- **EXERCISE AIM**
Output each line exactly as it appears, skipping any embedded picture.

- **EXTRACTED MATERIAL**
━━━━━━

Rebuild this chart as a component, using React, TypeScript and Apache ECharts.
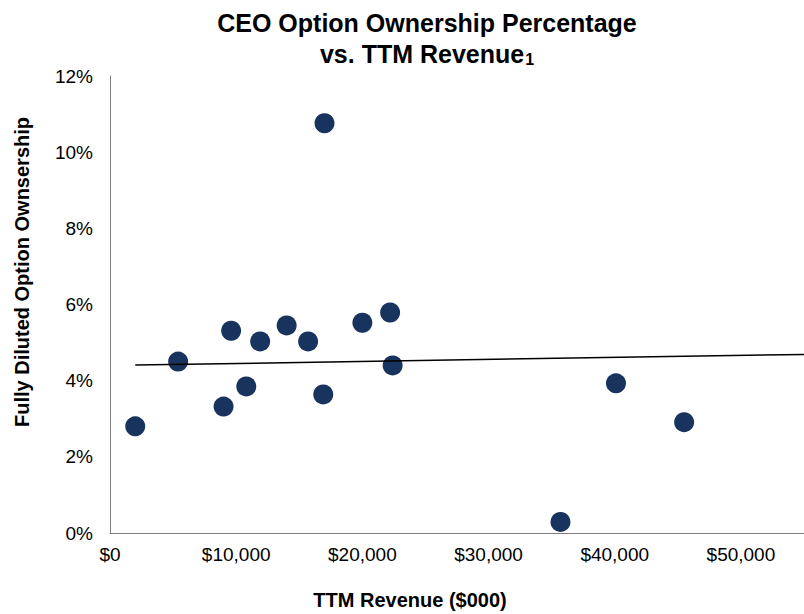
import React, { useEffect, useRef } from "react";
import * as echarts from "echarts";

const revenue = [2000, 5400, 9000, 9600, 10800, 11900, 14000, 15700, 16900, 17000, 20000, 22200, 22400, 35700, 40100, 45500];
const ownership = [2.8, 4.5, 3.32, 5.31, 3.85, 5.03, 5.45, 5.03, 3.64, 10.76, 5.52, 5.79, 4.4, 0.29, 3.93, 2.91];
const trendX = [2000, 55000];
const trendY = [4.41, 4.69];
const xTicks = [0, 10000, 20000, 30000, 40000, 50000];

const FONT = "Liberation Sans, Arial, sans-serif";

export default function App() {
  const ref = useRef<HTMLDivElement>(null);
  useEffect(() => {
    document.body.style.margin = "0";
    if (!ref.current) return;
    const chart = echarts.init(ref.current, undefined, { renderer: "svg" });
    chart.setOption({
      animation: false,
      backgroundColor: "#ffffff",
      textStyle: { fontFamily: FONT },
      title: {
        text: "CEO Option Ownership Percentage\nvs. TTM Revenue{s|1}",
        left: 422,
        top: 2,
        textAlign: "center",
        textStyle: {
          fontFamily: FONT,
          fontSize: 25,
          fontWeight: "bold",
          color: "#000",
          lineHeight: 31,
          rich: {
            s: { fontFamily: FONT, fontSize: 16, fontWeight: "bold", color: "#000", lineHeight: 31, padding: [12, 0, 0, 1] },
          },
        },
      },
      grid: { left: 110, right: 0, top: 76, bottom: 81, containLabel: false },
      xAxis: {
        type: "value",
        min: 0,
        max: 55000,
        interval: 10000,
        axisLine: { show: true, lineStyle: { color: "#7f7f7f", width: 1 } },
        axisTick: { show: false },
        splitLine: { show: false },
        axisLabel: {
          fontFamily: FONT,
          fontSize: 19,
          color: "#000",
          margin: 12,
          showMaxLabel: false,
          formatter: (v: number) => (xTicks.includes(v) ? "$" + v.toLocaleString("en-US") : ""),
        },
      },
      yAxis: {
        type: "value",
        min: 0,
        max: 12,
        interval: 2,
        axisLine: { show: true, lineStyle: { color: "#7f7f7f", width: 1 } },
        axisTick: { show: false },
        splitLine: { show: false },
        axisLabel: {
          fontFamily: FONT,
          fontSize: 19,
          color: "#000",
          margin: 17,
          formatter: (v: number) => v + "%",
        },
      },
      graphic: [
        {
          type: "text",
          x: 22,
          y: 272,
          rotation: Math.PI / 2,
          style: {
            text: "Fully Diluted Option Ownsership",
            fontFamily: FONT,
            fontSize: 20,
            fontWeight: "bold",
            fill: "#000",
            align: "center",
            verticalAlign: "middle",
          },
        },
        {
          type: "text",
          x: 410,
          y: 600,
          style: {
            text: "TTM Revenue ($000)",
            fontFamily: FONT,
            fontSize: 20,
            fontWeight: "bold",
            fill: "#000",
            align: "center",
            verticalAlign: "middle",
          },
        },
      ],
      series: [
        {
          type: "line",
          data: trendX.map((x, i) => [x, trendY[i]]),
          symbol: "none",
          lineStyle: { color: "#000", width: 1.5 },
          silent: true,
          z: 3,
        },
        {
          type: "scatter",
          data: revenue.map((x, i) => [x, ownership[i]]),
          symbol: "circle",
          symbolSize: 20,
          itemStyle: { color: "#17335E", opacity: 1 },
          z: 2,
        },
      ],
    });
    return () => chart.dispose();
  }, []);
  return <div ref={ref} style={{ width: 804, height: 614 }} />;
}
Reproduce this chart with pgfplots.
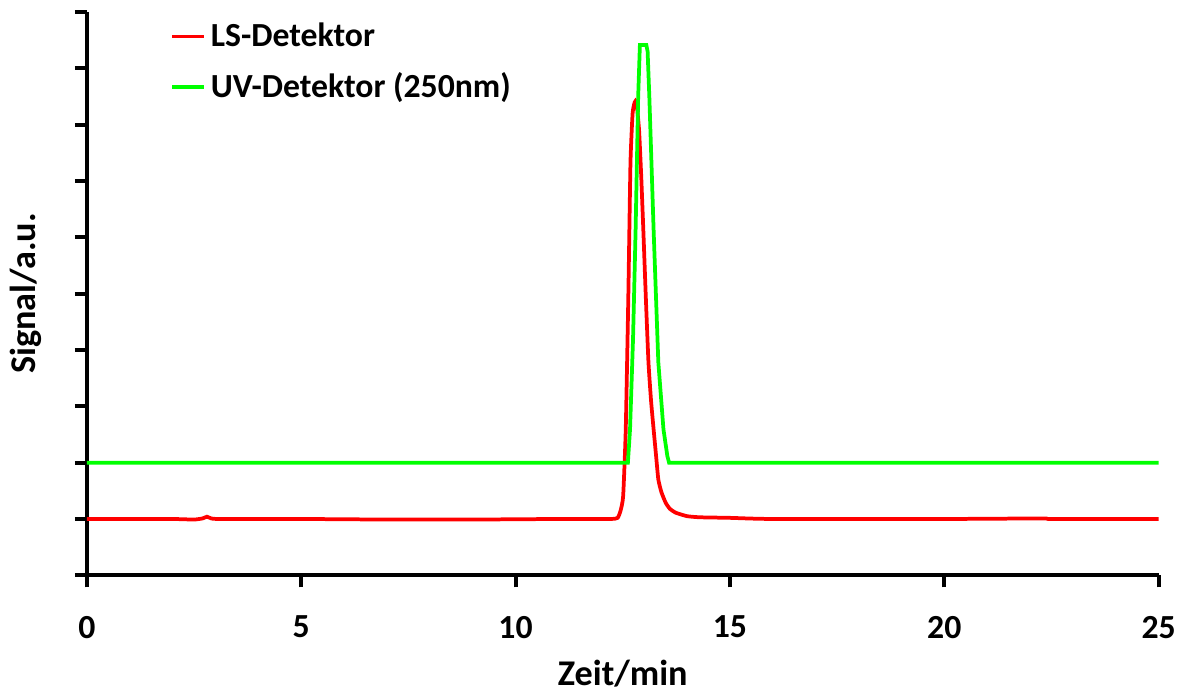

━━━━━━

- **RESULT**
Rebuild this chart as a component, using React, TypeScript and Apache ECharts.
import React, { useEffect, useRef } from "react";
import * as echarts from "echarts";

const revenue = [2000, 5400, 9000, 9600, 10800, 11900, 14000, 15700, 16900, 17000, 20000, 22200, 22400, 35700, 40100, 45500];
const ownership = [2.8, 4.5, 3.32, 5.31, 3.85, 5.03, 5.45, 5.03, 3.64, 10.76, 5.52, 5.79, 4.4, 0.29, 3.93, 2.91];
const trendX = [2000, 55000];
const trendY = [4.41, 4.69];
const xTicks = [0, 10000, 20000, 30000, 40000, 50000];

const FONT = "Liberation Sans, Arial, sans-serif";

export default function App() {
  const ref = useRef<HTMLDivElement>(null);
  useEffect(() => {
    document.body.style.margin = "0";
    if (!ref.current) return;
    const chart = echarts.init(ref.current, undefined, { renderer: "svg" });
    chart.setOption({
      animation: false,
      backgroundColor: "#ffffff",
      textStyle: { fontFamily: FONT },
      title: {
        text: "CEO Option Ownership Percentage\nvs. TTM Revenue{s|1}",
        left: 422,
        top: 2,
        textAlign: "center",
        textStyle: {
          fontFamily: FONT,
          fontSize: 25,
          fontWeight: "bold",
          color: "#000",
          lineHeight: 31,
          rich: {
            s: { fontFamily: FONT, fontSize: 16, fontWeight: "bold", color: "#000", lineHeight: 31, padding: [12, 0, 0, 1] },
          },
        },
      },
      grid: { left: 110, right: 0, top: 76, bottom: 81, containLabel: false },
      xAxis: {
        type: "value",
        min: 0,
        max: 55000,
        interval: 10000,
        axisLine: { show: true, lineStyle: { color: "#7f7f7f", width: 1 } },
        axisTick: { show: false },
        splitLine: { show: false },
        axisLabel: {
          fontFamily: FONT,
          fontSize: 19,
          color: "#000",
          margin: 12,
          showMaxLabel: false,
          formatter: (v: number) => (xTicks.includes(v) ? "$" + v.toLocaleString("en-US") : ""),
        },
      },
      yAxis: {
        type: "value",
        min: 0,
        max: 12,
        interval: 2,
        axisLine: { show: true, lineStyle: { color: "#7f7f7f", width: 1 } },
        axisTick: { show: false },
        splitLine: { show: false },
        axisLabel: {
          fontFamily: FONT,
          fontSize: 19,
          color: "#000",
          margin: 17,
          formatter: (v: number) => v + "%",
        },
      },
      graphic: [
        {
          type: "text",
          x: 22,
          y: 272,
          rotation: Math.PI / 2,
          style: {
            text: "Fully Diluted Option Ownsership",
            fontFamily: FONT,
            fontSize: 20,
            fontWeight: "bold",
            fill: "#000",
            align: "center",
            verticalAlign: "middle",
          },
        },
        {
          type: "text",
          x: 410,
          y: 600,
          style: {
            text: "TTM Revenue ($000)",
            fontFamily: FONT,
            fontSize: 20,
            fontWeight: "bold",
            fill: "#000",
            align: "center",
            verticalAlign: "middle",
          },
        },
      ],
      series: [
        {
          type: "line",
          data: trendX.map((x, i) => [x, trendY[i]]),
          symbol: "none",
          lineStyle: { color: "#000", width: 1.5 },
          silent: true,
          z: 3,
        },
        {
          type: "scatter",
          data: revenue.map((x, i) => [x, ownership[i]]),
          symbol: "circle",
          symbolSize: 20,
          itemStyle: { color: "#17335E", opacity: 1 },
          z: 2,
        },
      ],
    });
    return () => chart.dispose();
  }, []);
  return <div ref={ref} style={{ width: 804, height: 614 }} />;
}
Reproduce this chart with pgfplots.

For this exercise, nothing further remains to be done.